--- begin ---

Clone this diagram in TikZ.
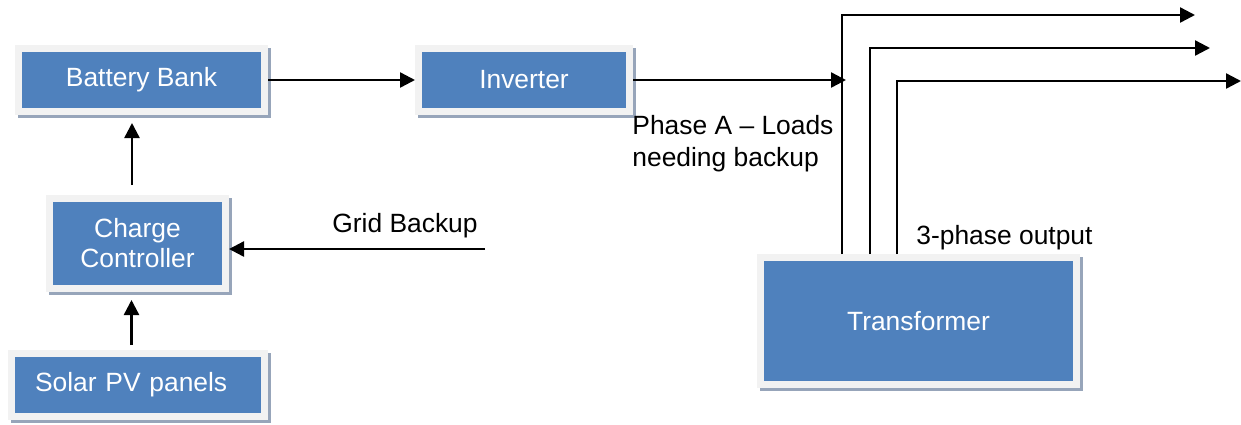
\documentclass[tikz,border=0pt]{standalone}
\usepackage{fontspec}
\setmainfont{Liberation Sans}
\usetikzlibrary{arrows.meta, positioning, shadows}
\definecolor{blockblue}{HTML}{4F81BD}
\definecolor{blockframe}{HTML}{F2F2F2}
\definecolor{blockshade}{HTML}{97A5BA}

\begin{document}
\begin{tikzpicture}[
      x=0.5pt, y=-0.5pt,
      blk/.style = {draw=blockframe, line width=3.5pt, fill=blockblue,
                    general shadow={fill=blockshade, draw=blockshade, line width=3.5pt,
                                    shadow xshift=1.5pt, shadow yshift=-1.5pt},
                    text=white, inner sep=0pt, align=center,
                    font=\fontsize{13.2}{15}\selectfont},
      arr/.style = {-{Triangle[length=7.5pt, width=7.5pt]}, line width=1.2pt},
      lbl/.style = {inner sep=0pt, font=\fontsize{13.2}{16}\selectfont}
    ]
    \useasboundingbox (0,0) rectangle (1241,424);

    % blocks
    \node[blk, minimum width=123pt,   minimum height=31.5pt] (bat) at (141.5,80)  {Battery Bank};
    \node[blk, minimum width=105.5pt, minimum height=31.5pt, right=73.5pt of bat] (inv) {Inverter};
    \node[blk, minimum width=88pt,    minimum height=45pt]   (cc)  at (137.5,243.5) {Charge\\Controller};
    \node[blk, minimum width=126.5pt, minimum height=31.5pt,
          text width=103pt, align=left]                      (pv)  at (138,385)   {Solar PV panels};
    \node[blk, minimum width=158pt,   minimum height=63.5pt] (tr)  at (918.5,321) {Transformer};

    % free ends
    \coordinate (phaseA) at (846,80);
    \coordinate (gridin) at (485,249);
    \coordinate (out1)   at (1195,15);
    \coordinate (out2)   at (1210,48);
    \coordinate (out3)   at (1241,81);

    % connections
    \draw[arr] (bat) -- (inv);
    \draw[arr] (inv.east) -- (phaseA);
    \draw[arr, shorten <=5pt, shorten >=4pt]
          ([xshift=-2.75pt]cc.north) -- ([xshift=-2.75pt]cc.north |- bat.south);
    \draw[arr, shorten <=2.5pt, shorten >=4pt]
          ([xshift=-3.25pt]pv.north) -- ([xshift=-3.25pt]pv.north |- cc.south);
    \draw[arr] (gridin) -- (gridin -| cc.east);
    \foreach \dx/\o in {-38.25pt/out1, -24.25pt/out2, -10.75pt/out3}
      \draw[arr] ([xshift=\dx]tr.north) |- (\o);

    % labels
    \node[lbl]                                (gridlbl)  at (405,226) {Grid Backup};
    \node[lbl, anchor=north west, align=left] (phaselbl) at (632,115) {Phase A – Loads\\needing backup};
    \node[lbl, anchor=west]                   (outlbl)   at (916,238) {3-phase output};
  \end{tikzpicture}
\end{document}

--- end ---

Transcribe the whole listing exactly. Pictures stay out of your copy.

TASK OUTPUT:
Clone this diagram in TikZ.
\documentclass[tikz,border=0pt]{standalone}
\usepackage{fontspec}
\setmainfont{Liberation Sans}
\usetikzlibrary{arrows.meta, positioning, shadows}
\definecolor{blockblue}{HTML}{4F81BD}
\definecolor{blockframe}{HTML}{F2F2F2}
\definecolor{blockshade}{HTML}{97A5BA}

\begin{document}
\begin{tikzpicture}[
      x=0.5pt, y=-0.5pt,
      blk/.style = {draw=blockframe, line width=3.5pt, fill=blockblue,
                    general shadow={fill=blockshade, draw=blockshade, line width=3.5pt,
                                    shadow xshift=1.5pt, shadow yshift=-1.5pt},
                    text=white, inner sep=0pt, align=center,
                    font=\fontsize{13.2}{15}\selectfont},
      arr/.style = {-{Triangle[length=7.5pt, width=7.5pt]}, line width=1.2pt},
      lbl/.style = {inner sep=0pt, font=\fontsize{13.2}{16}\selectfont}
    ]
    \useasboundingbox (0,0) rectangle (1241,424);

    % blocks
    \node[blk, minimum width=123pt,   minimum height=31.5pt] (bat) at (141.5,80)  {Battery Bank};
    \node[blk, minimum width=105.5pt, minimum height=31.5pt, right=73.5pt of bat] (inv) {Inverter};
    \node[blk, minimum width=88pt,    minimum height=45pt]   (cc)  at (137.5,243.5) {Charge\\Controller};
    \node[blk, minimum width=126.5pt, minimum height=31.5pt,
          text width=103pt, align=left]                      (pv)  at (138,385)   {Solar PV panels};
    \node[blk, minimum width=158pt,   minimum height=63.5pt] (tr)  at (918.5,321) {Transformer};

    % free ends
    \coordinate (phaseA) at (846,80);
    \coordinate (gridin) at (485,249);
    \coordinate (out1)   at (1195,15);
    \coordinate (out2)   at (1210,48);
    \coordinate (out3)   at (1241,81);

    % connections
    \draw[arr] (bat) -- (inv);
    \draw[arr] (inv.east) -- (phaseA);
    \draw[arr, shorten <=5pt, shorten >=4pt]
          ([xshift=-2.75pt]cc.north) -- ([xshift=-2.75pt]cc.north |- bat.south);
    \draw[arr, shorten <=2.5pt, shorten >=4pt]
          ([xshift=-3.25pt]pv.north) -- ([xshift=-3.25pt]pv.north |- cc.south);
    \draw[arr] (gridin) -- (gridin -| cc.east);
    \foreach \dx/\o in {-38.25pt/out1, -24.25pt/out2, -10.75pt/out3}
      \draw[arr] ([xshift=\dx]tr.north) |- (\o);

    % labels
    \node[lbl]                                (gridlbl)  at (405,226) {Grid Backup};
    \node[lbl, anchor=north west, align=left] (phaselbl) at (632,115) {Phase A – Loads\\needing backup};
    \node[lbl, anchor=west]                   (outlbl)   at (916,238) {3-phase output};
  \end{tikzpicture}
\end{document}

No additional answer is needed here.